Write out the records again, exactly, leaving none out.

# [Provided entries]
■ ■ ■ ■ ■ ■ ■

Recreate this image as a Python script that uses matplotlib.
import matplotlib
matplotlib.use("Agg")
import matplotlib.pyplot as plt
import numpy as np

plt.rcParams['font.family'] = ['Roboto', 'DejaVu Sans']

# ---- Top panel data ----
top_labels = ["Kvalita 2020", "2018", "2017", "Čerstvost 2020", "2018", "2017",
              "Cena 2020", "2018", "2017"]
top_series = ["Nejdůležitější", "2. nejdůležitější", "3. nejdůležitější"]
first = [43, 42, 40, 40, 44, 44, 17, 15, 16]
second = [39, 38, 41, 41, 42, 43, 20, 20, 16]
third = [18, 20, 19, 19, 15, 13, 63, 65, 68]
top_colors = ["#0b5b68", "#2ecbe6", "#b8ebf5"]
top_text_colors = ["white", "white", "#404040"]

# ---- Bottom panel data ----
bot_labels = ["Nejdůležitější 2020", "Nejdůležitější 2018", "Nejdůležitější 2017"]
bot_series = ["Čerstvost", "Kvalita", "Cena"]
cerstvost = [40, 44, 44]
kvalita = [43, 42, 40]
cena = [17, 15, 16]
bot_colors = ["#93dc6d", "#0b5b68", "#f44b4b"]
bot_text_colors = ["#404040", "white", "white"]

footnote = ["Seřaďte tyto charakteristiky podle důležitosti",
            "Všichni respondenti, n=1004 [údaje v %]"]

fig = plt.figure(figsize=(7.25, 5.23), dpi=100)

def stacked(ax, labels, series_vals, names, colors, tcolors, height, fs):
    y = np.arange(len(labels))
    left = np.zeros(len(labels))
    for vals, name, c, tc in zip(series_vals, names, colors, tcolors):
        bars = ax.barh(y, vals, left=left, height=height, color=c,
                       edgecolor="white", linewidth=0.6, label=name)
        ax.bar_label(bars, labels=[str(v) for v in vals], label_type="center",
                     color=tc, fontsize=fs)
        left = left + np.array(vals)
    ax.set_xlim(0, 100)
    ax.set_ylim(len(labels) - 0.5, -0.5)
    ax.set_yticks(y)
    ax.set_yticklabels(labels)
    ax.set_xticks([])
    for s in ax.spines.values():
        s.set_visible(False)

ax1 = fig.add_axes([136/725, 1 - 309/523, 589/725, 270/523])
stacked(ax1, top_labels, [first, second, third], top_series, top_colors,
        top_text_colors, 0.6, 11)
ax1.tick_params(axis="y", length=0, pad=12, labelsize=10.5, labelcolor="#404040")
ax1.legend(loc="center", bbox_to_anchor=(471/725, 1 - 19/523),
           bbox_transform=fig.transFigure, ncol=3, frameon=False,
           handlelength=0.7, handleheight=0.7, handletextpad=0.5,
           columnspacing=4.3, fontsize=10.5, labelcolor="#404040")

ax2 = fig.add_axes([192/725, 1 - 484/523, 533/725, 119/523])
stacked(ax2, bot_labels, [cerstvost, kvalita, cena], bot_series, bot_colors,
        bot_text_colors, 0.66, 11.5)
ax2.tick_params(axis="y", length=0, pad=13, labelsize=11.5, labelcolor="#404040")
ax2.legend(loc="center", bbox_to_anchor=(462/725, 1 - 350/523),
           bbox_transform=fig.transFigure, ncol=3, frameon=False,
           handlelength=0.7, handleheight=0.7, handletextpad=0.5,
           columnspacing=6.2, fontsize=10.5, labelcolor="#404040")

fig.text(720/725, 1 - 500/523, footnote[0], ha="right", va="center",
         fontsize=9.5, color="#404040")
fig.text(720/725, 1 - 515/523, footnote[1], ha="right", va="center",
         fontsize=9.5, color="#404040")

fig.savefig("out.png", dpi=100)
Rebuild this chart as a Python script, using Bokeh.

■ ■ ■ ■ ■ ■ ■

# [Completed exercise]
Recreate this image as a Python script that uses matplotlib.
import matplotlib
matplotlib.use("Agg")
import matplotlib.pyplot as plt
import numpy as np

plt.rcParams['font.family'] = ['Roboto', 'DejaVu Sans']

# ---- Top panel data ----
top_labels = ["Kvalita 2020", "2018", "2017", "Čerstvost 2020", "2018", "2017",
              "Cena 2020", "2018", "2017"]
top_series = ["Nejdůležitější", "2. nejdůležitější", "3. nejdůležitější"]
first = [43, 42, 40, 40, 44, 44, 17, 15, 16]
second = [39, 38, 41, 41, 42, 43, 20, 20, 16]
third = [18, 20, 19, 19, 15, 13, 63, 65, 68]
top_colors = ["#0b5b68", "#2ecbe6", "#b8ebf5"]
top_text_colors = ["white", "white", "#404040"]

# ---- Bottom panel data ----
bot_labels = ["Nejdůležitější 2020", "Nejdůležitější 2018", "Nejdůležitější 2017"]
bot_series = ["Čerstvost", "Kvalita", "Cena"]
cerstvost = [40, 44, 44]
kvalita = [43, 42, 40]
cena = [17, 15, 16]
bot_colors = ["#93dc6d", "#0b5b68", "#f44b4b"]
bot_text_colors = ["#404040", "white", "white"]

footnote = ["Seřaďte tyto charakteristiky podle důležitosti",
            "Všichni respondenti, n=1004 [údaje v %]"]

fig = plt.figure(figsize=(7.25, 5.23), dpi=100)

def stacked(ax, labels, series_vals, names, colors, tcolors, height, fs):
    y = np.arange(len(labels))
    left = np.zeros(len(labels))
    for vals, name, c, tc in zip(series_vals, names, colors, tcolors):
        bars = ax.barh(y, vals, left=left, height=height, color=c,
                       edgecolor="white", linewidth=0.6, label=name)
        ax.bar_label(bars, labels=[str(v) for v in vals], label_type="center",
                     color=tc, fontsize=fs)
        left = left + np.array(vals)
    ax.set_xlim(0, 100)
    ax.set_ylim(len(labels) - 0.5, -0.5)
    ax.set_yticks(y)
    ax.set_yticklabels(labels)
    ax.set_xticks([])
    for s in ax.spines.values():
        s.set_visible(False)

ax1 = fig.add_axes([136/725, 1 - 309/523, 589/725, 270/523])
stacked(ax1, top_labels, [first, second, third], top_series, top_colors,
        top_text_colors, 0.6, 11)
ax1.tick_params(axis="y", length=0, pad=12, labelsize=10.5, labelcolor="#404040")
ax1.legend(loc="center", bbox_to_anchor=(471/725, 1 - 19/523),
           bbox_transform=fig.transFigure, ncol=3, frameon=False,
           handlelength=0.7, handleheight=0.7, handletextpad=0.5,
           columnspacing=4.3, fontsize=10.5, labelcolor="#404040")

ax2 = fig.add_axes([192/725, 1 - 484/523, 533/725, 119/523])
stacked(ax2, bot_labels, [cerstvost, kvalita, cena], bot_series, bot_colors,
        bot_text_colors, 0.66, 11.5)
ax2.tick_params(axis="y", length=0, pad=13, labelsize=11.5, labelcolor="#404040")
ax2.legend(loc="center", bbox_to_anchor=(462/725, 1 - 350/523),
           bbox_transform=fig.transFigure, ncol=3, frameon=False,
           handlelength=0.7, handleheight=0.7, handletextpad=0.5,
           columnspacing=6.2, fontsize=10.5, labelcolor="#404040")

fig.text(720/725, 1 - 500/523, footnote[0], ha="right", va="center",
         fontsize=9.5, color="#404040")
fig.text(720/725, 1 - 515/523, footnote[1], ha="right", va="center",
         fontsize=9.5, color="#404040")

fig.savefig("out.png", dpi=100)
Rebuild this chart as a Python script, using Bokeh.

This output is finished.